Edward soon finds himself drawn to Mary's story, even though the rest of the town doubts her, including his wife, a rising politician who has made security the platform of her mayoral campaign. While homework from a creative writing class is leaked as evidence of a dark secret between Mary and her father, Edward's investigations lead him to his old girlfriend, Kathryn Williams, whose teenage son may hold the key to the truth about that night.
From the author of Human Capital, Security is a timely, wry, and riveting story of adults and children, secret lives and civic
culture, suspicion and sexual hysteria. It confirms Stephen Amidon as a master of the art and one of the foremost chroniclers of American life today.
PUBLISHERS WEEKLY
An anatomist of contemporary American anomie, Amidon (Human Capital) follows, in this skillfully executed if not quite devastating novel, the serpentine events surrounding an alleged sexual assault in a sleepy Massachusetts college town.
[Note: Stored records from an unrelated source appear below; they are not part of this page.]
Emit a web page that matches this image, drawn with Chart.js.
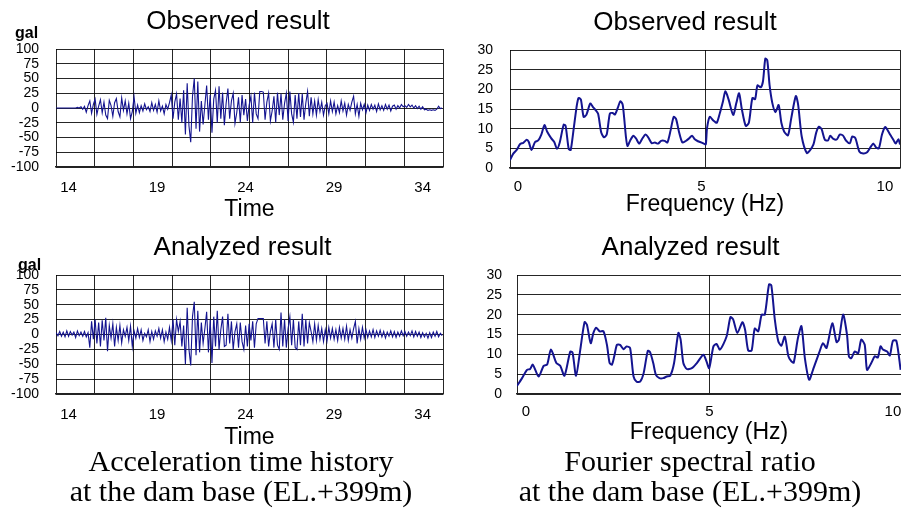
<!DOCTYPE html>
<html><head><meta charset="utf-8">
<script src="https://cdn.jsdelivr.net/npm/chart.js@4.4.1/dist/chart.umd.min.js"></script>
<style>
html,body{margin:0;padding:0;background:#fff;}
body{width:901px;height:512px;position:relative;overflow:hidden;font-family:'Liberation Sans',Arial,sans-serif;}
canvas{position:absolute;}
.gal{position:absolute;font-weight:bold;font-size:16px;line-height:16px;color:#000;}
.cap{position:absolute;font-family:'Liberation Serif','Times New Roman',serif;font-size:30px;line-height:30px;text-align:center;white-space:nowrap;color:#000;z-index:2;}
</style></head><body>
<canvas id="tl" width="476" height="225" style="left:0;top:0"></canvas>
<canvas id="tr" width="470" height="225" style="left:450px;top:0"></canvas>
<canvas id="bl" width="485" height="230" style="left:0;top:225px"></canvas>
<canvas id="br" width="481" height="230" style="left:450px;top:225px"></canvas>
<div class="gal" style="left:15px;top:25px">gal</div>
<div class="gal" style="left:18px;top:257px">gal</div>
<div class="cap" style="left:41px;top:446px;width:400px">Acceleration time history<br>at the dam base (EL.+399m)</div>
<div class="cap" style="left:490px;top:446px;width:400px">Fourier spectral ratio<br>at the dam base (EL.+399m)</div>
<script>
// ---- data ----
const timeStart = 13.3;      // s, first sample
const timeStep = 0.1;        // s, sampling step of the transcribed record
const timeTicks = [14, 19, 24, 29, 34];
const accelTicks = [-100, -75, -50, -25, 0, 25, 50, 75, 100];
const freqTicks = [0, 5, 10];
const ratioTicks = [0, 5, 10, 15, 20, 25, 30];

const observedAccel = [
 0,0,0,0,0,0,0,
 0,0,0,0,0,1,0,2,-2,3,
 -7,4,12,-9,6,15,-11,3,14,-8,
 10,-12,-18,13,4,-14,9,16,-6,-15,
 17,-4,12,-10,8,-18,-6,19,-9,5,
 -8,4,-5,7,-3,2,-6,9,-4,6,
 -7,12,-5,3,-10,6,-2,9,22,-18,
 10,24,-20,16,-25,30,-45,42,-30,-58,
 20,50,-35,45,-40,12,-28,5,38,-20,
 22,-42,15,30,-25,37,-18,26,-29,8,
 33,-18,12,25,-26,-8,18,-24,22,-12,
 15,-22,5,20,-25,26,-10,-18,28,28,
 27,-20,10,25,-22,-5,20,-24,26,-12,
 24,-20,8,25,-22,28,-10,-24,22,-18,
 25,-15,24,-20,8,28,-14,18,-10,12,
 -12,14,-6,10,-12,4,8,-10,12,-6,
 10,-10,4,-8,12,-5,8,-12,6,-4,
 10,20,-10,6,-14,8,-3,6,-8,5,
 -4,6,-2,5,-6,7,-3,4,-4,6,
 -2,5,-5,3,5,-2,4,0,6,2,
 4,1,6,2,5,0,4,-1,3,-2,
 2,-3,-2,-4,-3,-4,-3,-4,-2,3,
 -1,0
];
const analyzedAccel = [
 3,-2,5,-3,4,-4,6,
 -3,5,-1,4,-5,6,-2,4,-3,5,
 -4,3,-22,22,-8,25,-15,20,-20,24,
 -10,28,-28,15,-6,18,-20,12,-10,15,
 -14,8,-3,12,-10,14,-20,6,-6,10,
 -5,8,-10,2,-4,8,-12,5,-8,6,
 -3,10,-6,8,-12,4,-8,12,-10,25,
 -18,25,5,22,-20,15,-50,45,-25,-52,
 30,55,-35,40,-30,20,-15,10,38,-30,
 25,-48,30,-20,40,-25,8,30,-20,-18,
 35,-15,22,-25,5,18,-22,20,-12,-25,
 15,-20,18,-10,22,-22,18,27,27,27,
 27,-15,22,-20,5,18,-22,25,-18,-25,
 37,-20,25,-22,10,30,-18,25,-22,-25,
 22,-18,35,-20,25,-15,20,5,-12,18,
 -10,15,-8,10,-12,8,-10,12,-6,10,
 -8,8,-10,12,-6,10,-8,14,-10,8,
 -6,10,22,-15,10,-8,12,-6,8,-5,
 6,-4,8,-5,6,-3,7,-4,5,-6,
 4,-3,6,-4,5,-5,4,-3,6,-2,
 5,-3,4,-2,6,-4,5,-3,4,-5,
 3,-4,2,-6,3,-5,4,-3,5,-4,
 2,-2
];

const observedFreq = [0.00,0.08,0.17,0.26,0.34,0.43,0.48,0.55,0.64,0.72,0.80,0.88,0.95,1.05,1.13,1.20,1.27,1.37,1.42,1.50,1.55,1.62,1.70,1.75,1.81,1.88,1.95,2.05,2.12,2.18,2.25,2.33,2.40,2.47,2.55,2.62,2.68,2.76,2.82,2.88,2.96,3.00,3.07,3.15,3.22,3.30,3.38,3.46,3.53,3.62,3.70,3.78,3.86,3.95,4.02,4.10,4.18,4.24,4.32,4.40,4.48,4.56,4.65,4.72,4.80,4.88,4.95,5.00,5.03,5.10,5.20,5.28,5.36,5.44,5.50,5.58,5.70,5.78,5.85,5.92,6.02,6.10,6.19,6.26,6.32,6.40,6.46,6.52,6.57,6.63,6.70,6.78,6.86,6.93,7.00,7.10,7.18,7.30,7.36,7.45,7.58,7.66,7.75,7.82,7.89,7.96,8.04,8.12,8.18,8.26,8.35,8.42,8.50,8.58,8.68,8.74,8.82,8.92,9.02,9.12,9.22,9.28,9.35,9.42,9.50,9.58,9.65,9.72,9.80,9.85,9.92,9.96];
const observedRatio = [2.0,3.6,4.6,6.1,6.4,7.2,6.6,4.6,6.6,7.0,8.5,10.9,9.2,7.6,6.6,4.9,6.5,11.0,10.7,4.8,4.6,9.5,15.5,17.8,17.4,13.0,13.5,16.4,15.5,14.8,13.8,9.0,7.8,8.5,13.8,14.0,13.6,15.5,17.0,16.0,8.0,5.6,7.0,8.2,7.5,6.2,7.5,8.5,7.8,6.3,6.5,6.2,6.9,6.9,6.5,9.5,13.0,12.5,9.0,6.5,6.8,7.4,8.2,7.3,6.8,6.5,6.2,6.0,10.0,13.0,12.0,11.5,14.0,17.0,19.5,17.5,13.5,16.5,19.0,15.0,10.7,11.5,17.8,17.5,21.0,20.5,22.0,27.8,27.4,21.0,16.5,14.2,16.0,11.5,9.3,8.3,12.5,18.3,16.0,8.0,3.8,4.5,6.0,9.0,10.5,9.8,7.2,7.0,8.2,7.4,7.3,8.5,8.3,7.0,6.3,8.0,7.6,4.2,3.7,4.0,5.5,6.2,5.2,5.0,8.5,10.4,9.5,8.3,7.0,6.2,7.3,6.0,2.8];

const analyzedFreq = [0.00,0.13,0.26,0.34,0.41,0.56,0.69,0.78,0.88,1.02,1.12,1.23,1.38,1.44,1.53,1.64,1.75,1.81,1.91,1.98,2.05,2.14,2.24,2.33,2.40,2.46,2.52,2.59,2.67,2.76,2.84,2.93,3.02,3.10,3.19,3.28,3.39,3.45,3.53,3.60,3.69,3.79,3.88,3.97,4.07,4.18,4.24,4.31,4.40,4.53,4.66,4.83,4.91,4.98,5.09,5.17,5.26,5.43,5.53,5.60,5.71,5.84,5.91,5.99,6.08,6.16,6.25,6.34,6.42,6.53,6.59,6.68,6.77,6.85,6.94,7.03,7.11,7.17,7.28,7.37,7.46,7.57,7.67,7.84,7.93,8.02,8.17,8.28,8.34,8.45,8.55,8.60,8.66,8.75,8.84,8.92,9.01,9.07,9.18,9.27,9.35,9.42,9.48,9.59,9.66,9.74,9.83,9.94];
const analyzedRatio = [2.0,4.0,6.1,6.3,7.4,4.4,7.1,7.4,11.2,7.8,7.1,4.6,10.7,10.4,4.6,11.2,18.1,17.5,12.8,15.4,16.7,15.8,15.8,12.4,7.8,7.4,9.5,12.4,12.4,11.3,12.0,11.6,4.4,3.1,3.1,5.2,10.9,10.5,7.8,4.8,4.0,4.0,4.4,4.6,7.8,15.4,13.7,7.8,6.3,6.5,7.8,9.9,8.2,6.5,12.0,12.6,11.2,14.5,19.4,18.8,15.4,18.1,16.2,11.0,11.0,16.5,15.8,20.0,20.0,27.6,27.4,18.8,13.3,12.2,14.5,9.6,8.2,7.9,14.1,17.1,9.0,3.6,6.1,10.7,12.8,11.6,17.8,13.1,13.7,20.0,15.0,9.5,9.0,10.7,10.3,13.7,12.4,6.1,7.8,9.5,9.2,12.0,11.2,10.7,9.7,13.4,13.4,6.1];

// ---- drawing ----
Chart.defaults.font.family = "'Liberation Sans', Arial, Helvetica, sans-serif";
Chart.defaults.color = '#000';
const LINE = '#141490';
const GRID = 'rgba(0,0,0,0.85)';

function series(xs, ys) { return ys.map((v, i) => ({ x: xs[i], y: v })); }
const timeAxis = observedAccel.map((_, i) => +(timeStart + i * timeStep).toFixed(2));

function panel(id, o) {
  const fixW = w => s => { s.width = w; s.paddingTop = 0; s.paddingBottom = 0; };
  const fixH = h => s => { s.height = h; s.paddingLeft = 0; s.paddingRight = 0; };
  return new Chart(document.getElementById(id), {
    type: 'line',
    data: { datasets: [{ data: o.points, xAxisID: o.dataAxis, yAxisID: 'y', borderColor: LINE,
      borderWidth: o.lw, pointRadius: 0, tension: o.tension, fill: false }] },
    options: {
      responsive: false, animation: false, devicePixelRatio: 1,
      layout: { padding: 0 },
      plugins: {
        legend: { display: false }, tooltip: { enabled: false },
        title: { display: true, text: o.title, color: '#000',
          font: { size: 26, weight: 'normal', lineHeight: 1.2 },
          padding: { top: o.tt, bottom: o.tb } }
      },
      scales: {
        y: { type: 'linear', min: o.yTicks[0], max: o.yTicks[o.yTicks.length - 1],
          afterBuildTicks: s => { s.ticks = o.yTicks.map(v => ({ value: v })); },
          ticks: { autoSkip: false, padding: o.yPad, font: { size: 14 }, color: '#000' },
          grid: { color: GRID, lineWidth: 1, drawTicks: false },
          border: { display: false }, afterFit: fixW(o.yw) },
        yr: { type: 'linear', axis: 'y', position: 'right', min: 0, max: 1,
          ticks: { display: false }, grid: { display: false, drawTicks: false },
          border: { display: false }, afterFit: fixW(o.rw) },
        xg: { type: 'linear', axis: 'x', position: 'top', min: o.gMin, max: o.gMax,
          afterBuildTicks: s => { s.ticks = o.gTicks.map(v => ({ value: v })); },
          ticks: { display: false }, grid: { color: GRID, lineWidth: 1, drawTicks: false },
          border: { display: false }, afterFit: fixH(0) },
        xl: { type: 'linear', axis: 'x', position: 'bottom', min: o.lMin, max: o.lMax,
          afterBuildTicks: s => { s.ticks = o.lTicks.map(v => ({ value: v })); },
          ticks: { autoSkip: false, maxRotation: 0, padding: o.xPad, font: { size: 15 }, color: '#000' },
          grid: { display: false, drawTicks: false },
          border: { display: true, color: '#222', width: 1.5 },
          title: { display: true, text: o.xTitle, color: '#000', font: { size: 23 },
            padding: { top: 0, bottom: o.xtb } },
          afterFit: fixH(o.xh) }
      }
    }
  });
}

const tenDiv = [0,1,2,3,4,5,6,7,8,9,10];

panel('tl', { title: 'Observed result', points: series(timeAxis, observedAccel), dataAxis: 'xl',
  lw: 1.1, tension: 0, tt: 6, tb: 11.8, yw: 56, rw: 33, yPad: 17, yTicks: accelTicks,
  gMin: 0, gMax: 10, gTicks: tenDiv, lMin: 13.29, lMax: 35.15, lTicks: timeTicks,
  xPad: 12, xTitle: 'Time', xtb: 2, xh: 58 });

panel('tr', { title: 'Observed result', points: series(observedFreq, observedRatio), dataAxis: 'xg',
  lw: 2, tension: 0.25, tt: 7, tb: 11.8, yw: 60, rw: 20, yPad: 17, yTicks: ratioTicks,
  gMin: 0, gMax: 9.96, gTicks: [0, 5, 9.96], lMin: -0.218, lMax: 10.41, lTicks: freqTicks,
  xPad: 10, xTitle: 'Frequency (Hz)', xtb: 7, xh: 57 });

panel('bl', { title: 'Analyzed result', points: series(timeAxis, analyzedAccel), dataAxis: 'xl',
  lw: 1.1, tension: 0, tt: 7, tb: 11.8, yw: 56, rw: 42, yPad: 17, yTicks: accelTicks,
  gMin: 0, gMax: 10, gTicks: tenDiv, lMin: 13.29, lMax: 35.15, lTicks: timeTicks,
  xPad: 11.5, xTitle: 'Time', xtb: 4, xh: 61 });

panel('br', { title: 'Analyzed result', points: series(analyzedFreq, analyzedRatio), dataAxis: 'xg',
  lw: 2, tension: 0.25, tt: 7, tb: 11.8, yw: 67, rw: 30, yPad: 15, yTicks: ratioTicks,
  gMin: 0, gMax: 9.95, gTicks: [0, 5, 9.95], lMin: -0.245, lMax: 10.22, lTicks: freqTicks,
  xPad: 9, xTitle: 'Frequency (Hz)', xtb: 9, xh: 61 });
</script>
</body></html>
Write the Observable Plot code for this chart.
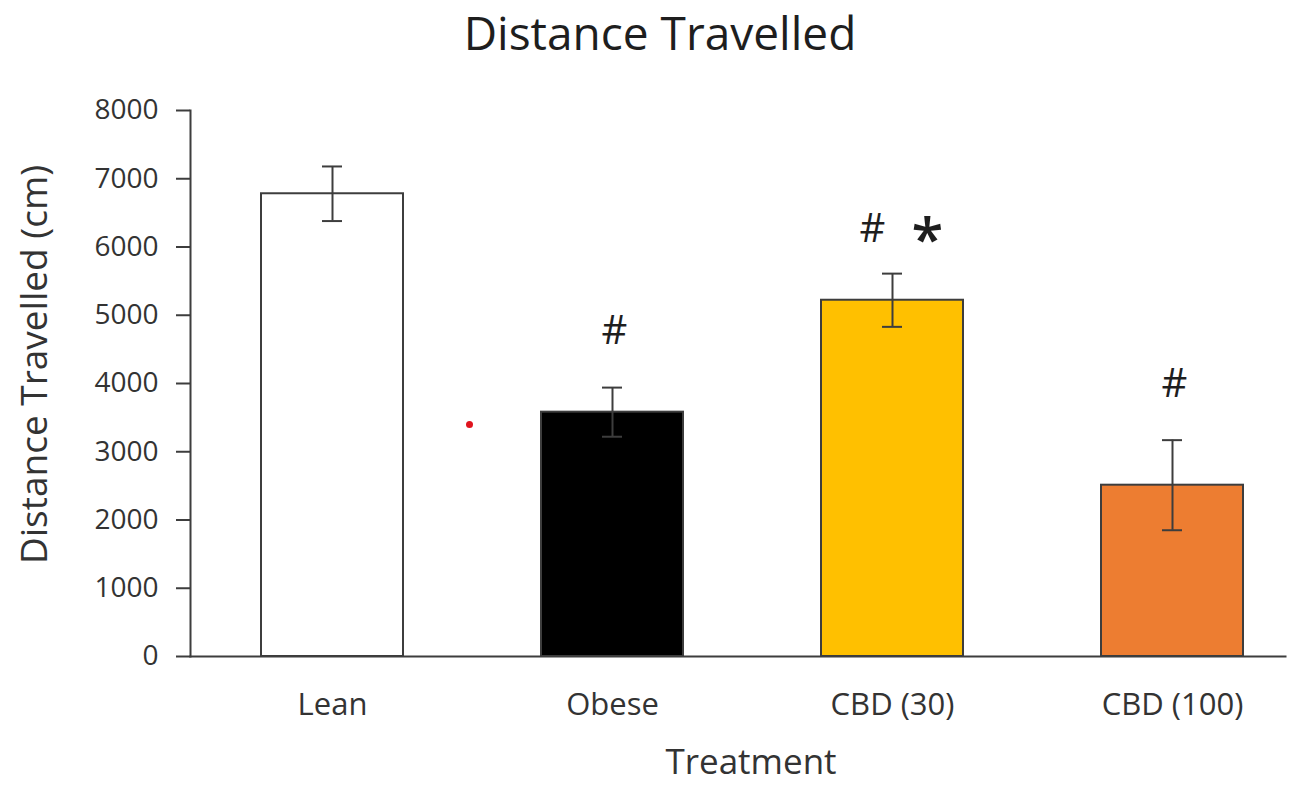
<!DOCTYPE html>
<html>
<head>
<meta charset="utf-8">
<script src="https://cdn.jsdelivr.net/npm/d3@7"></script>
<script src="https://cdn.jsdelivr.net/npm/@observablehq/plot@0.6"></script>
<style>
  html, body { margin: 0; padding: 0; background: #fff; }
  #wrap { width: 1294px; height: 785px; position: relative; overflow: hidden; }
  #title { height: 70px; width: 1294px; text-align: center; box-sizing: border-box; padding-left: 26px;
           font-family: "Open Sans", sans-serif; font-size: 46px; color: #1e1e1e; line-height: 64px; }
</style>
</head>
<body>
<div id="wrap">
  <div id="title">Distance Travelled</div>
  <div id="chart"></div>
</div>
<script>
const categories = ["Lean", "Obese", "CBD (30)", "CBD (100)"];
const means = [6780, 3580, 5220, 2510];
const errors = [400, 360, 390, 660];
const fills = ["#ffffff", "#000000", "#ffc000", "#ed7d31"];
const hashMarks = ["", "#", "#", "#"];
const starMarks = ["", "", "*", ""];
const yTicks = [0, 1000, 2000, 3000, 4000, 5000, 6000, 7000, 8000];
const stray = [{c: "Obese", v: 3400}];

const data = categories.map((c, i) => ({c, mean: means[i], err: errors[i], fill: fills[i], hash: hashMarks[i], star: starMarks[i]}));
const ink = "#3d3d3d";
const hashLone = data.filter(d => d.hash && !d.star);
const hashPair = data.filter(d => d.hash && d.star);

const chart = Plot.plot({
  width: 1294,
  height: 715,
  marginLeft: 190,
  marginRight: 9,
  marginTop: 40,
  marginBottom: 129,
  style: {fontFamily: "'Open Sans', sans-serif", background: "#fff", overflow: "visible"},
  x: {domain: categories, paddingInner: 0.493, paddingOuter: 0.2, align: 0.625, label: null},
  y: {domain: [0, 8000], label: null},
  color: {type: "identity"},
  marks: [
    Plot.axisY({ticks: yTicks, tickSize: 14, tickPadding: 18, fontSize: 28, letterSpacing: 1.5, color: "#333", stroke: ink, strokeWidth: 2, label: null, tickFormat: d => String(d)}),
    Plot.axisX({tickSize: 0, tickPadding: 36, fontSize: 31, color: "#333", label: null}),
    Plot.barY(data, {x: "c", y: "mean", fill: "fill", stroke: ink, strokeWidth: 2}),
    Plot.ruleX(data, {x: "c", y1: d => d.mean - d.err, y2: d => d.mean + d.err, stroke: ink, strokeWidth: 2}),
    Plot.tickY(data, {x: "c", y: d => d.mean + d.err, stroke: ink, strokeWidth: 2, inset: 61}),
    Plot.tickY(data, {x: "c", y: d => d.mean - d.err, stroke: ink, strokeWidth: 2, inset: 61}),
    Plot.frame({anchor: "left", stroke: ink, strokeWidth: 2}),
    Plot.frame({anchor: "bottom", stroke: ink, strokeWidth: 2}),
    Plot.text(hashLone, {x: "c", y: d => d.mean + d.err, text: "hash", dy: -56, dx: 2, fontSize: 40, fill: "#1e1e1e", lineAnchor: "middle"}),
    Plot.text(hashPair, {x: "c", y: d => d.mean + d.err, text: "hash", dy: -44, dx: -20, fontSize: 40, fill: "#1e1e1e", lineAnchor: "middle"}),
    Plot.text(hashPair, {x: "c", y: d => d.mean + d.err, text: "star", dy: -32, dx: 35, fontSize: 58, fontWeight: 600, fill: "#1e1e1e", lineAnchor: "middle"}),
    Plot.dot(stray, {x: "c", y: "v", r: 3.5, fill: "#e0141e", dx: -143}),
    Plot.text(["Treatment"], {frameAnchor: "bottom", dy: 106, dx: 13, fontSize: 35, fill: "#333", lineAnchor: "middle"}),
    Plot.text(["Distance Travelled (cm)"], {frameAnchor: "left", textAnchor: "middle", rotate: -90, dx: -155, dy: -19, fontSize: 37, fill: "#333", lineAnchor: "middle"})
  ]
});
document.getElementById("chart").appendChild(chart);
</script>
</body>
</html>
Edward Inman runs a security company and one night is called to the mansion of Doyle Cutler, a wealthy client. Later, college student Mary Steckl accuses Cutler of sexually abusing her at his home that evening. The police and the locals assume she's covering for her father, a widower whose heavy drinking has gotten him in trouble with the law before. Mary's plight quickly envelops others, including her classmate, Angela, who is sleeping with her English professor, a guest at the Cutler mansion on the night in question; Kathryn, a divorc e who embarks on an affair with an old love whose wife is running for mayor; and Conor, Kathryn's troubled son and the only witness to what really happened to Mary. The reader stands by for the human catastrophe that will inevitably ensue, but despite its nuanced depiction of smalltown life and propulsive plotting, the novel fails to achieve a truly tragic dimension.